Intumescent coatings on steel structures exposed to natural fires

Abstract

The main objective of this thesis is to evaluate the thermal and mechanical behaviour of intumescent coatings (also known as reactive fire protection materials) that are used to protect steel structures from a fire exposure due to natural fires. As the intumescence process of currently available coatings deemed to be highly dependent on the heating regime, comprehensive experimental investigations are performed to understand the correlation between the heating as well as the cooling regime and the thermomechanical performance of intumescent coatings.

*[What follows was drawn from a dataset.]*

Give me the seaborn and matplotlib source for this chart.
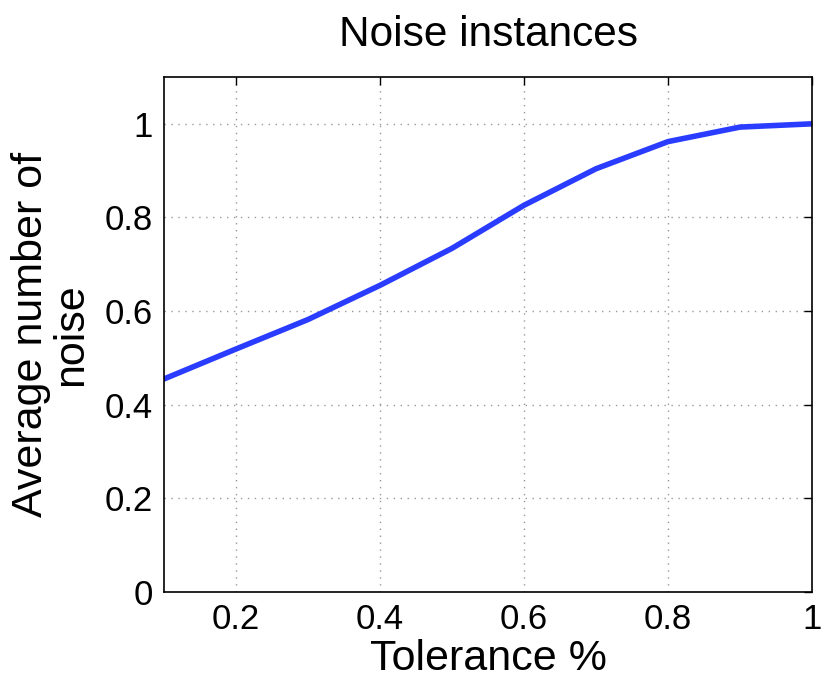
import seaborn as sns
import matplotlib.pyplot as plt
import pandas as pd

# Values
tolerance = [0.1, 0.2, 0.3, 0.4, 0.5, 0.6, 0.7, 0.8, 0.9, 1.0]
avg_noise = [0.455, 0.519, 0.582, 0.655, 0.734, 0.826, 0.904, 0.962, 0.993, 1.0]
x_ticks = [0.2, 0.4, 0.6, 0.8, 1.0]
x_tick_labels = ['0.2', '0.4', '0.6', '0.8', '1']
y_ticks = [0, 0.2, 0.4, 0.6, 0.8, 1.0]
y_tick_labels = ['0', '0.2', '0.4', '0.6', '0.8', '1']

df = pd.DataFrame({'Tolerance': tolerance, 'Noise': avg_noise})

sns.set_style('white')
plt.rcParams['font.family'] = ['Liberation Sans', 'DejaVu Sans']
plt.rcParams['text.color'] = 'black'
plt.rcParams['axes.labelcolor'] = 'black'
plt.rcParams['xtick.color'] = 'black'
plt.rcParams['ytick.color'] = 'black'

fig = plt.figure(figsize=(8.3, 6.81), dpi=100)
ax = fig.add_axes([164 / 830, 1 - 592 / 681, (812 - 164) / 830, (592 - 77) / 681])

sns.lineplot(data=df, x='Tolerance', y='Noise', ax=ax, color='#2a3cff', linewidth=4)

ax.set_xlim(0.1, 1.0)
ax.set_ylim(0, 1.1)
ax.set_xticks(x_ticks)
ax.set_xticklabels(x_tick_labels)
ax.set_yticks(y_ticks)
ax.set_yticklabels(y_tick_labels)

# MATLAB-like look: inward ticks on all sides, dotted grid, black box
ax.tick_params(direction='in', length=6, width=1, labelsize=25, colors='black',
               top=True, right=True, pad=8)
ax.grid(True, linestyle=(0, (1, 4)), color='#999999', linewidth=1)
for sp in ax.spines.values():
    sp.set_color('black')
    sp.set_linewidth(1.2)

ax.set_xlabel('Tolerance %', fontsize=31, labelpad=2, color='black')
ax.set_ylabel('Average number of\nnoise', fontsize=31, labelpad=10,
              linespacing=1.0, color='black')
ax.set_title('Noise instances', fontsize=30.5, pad=22, color='black')

fig.savefig('out.png', dpi=100)
plt.close(fig)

Due to differences in sensitivity, a solvent-borne and a waterborne intumescent coating are investigated by, among others, evaluating their insulation efficiency. Based on the experimental data, a thermomechanical material model is developed. This material model enables two- and three-dimensional finite element simulations of the intumescent coatings applied on steel structures. As natural fires can show arbitrary regimes characterised by various heating and cooling rates, the material model is formulated universally by taking the heating and cooling rate-dependent behaviour of the intumescent coatings into account. Additionally to the finite element modelling, a MATLAB-based calculation approach is developed, aiming to reduce the computational effort and, thus, providing a design procedure for the dry film thickness of intumescent coatings for any desired fire exposure that is covered by the examined parameter range. As no other approach exists yet, this is the first scientifically-based method for the determination of the required dry film thickness of intumescent coatings to protect steel structures when being exposed to natural fires.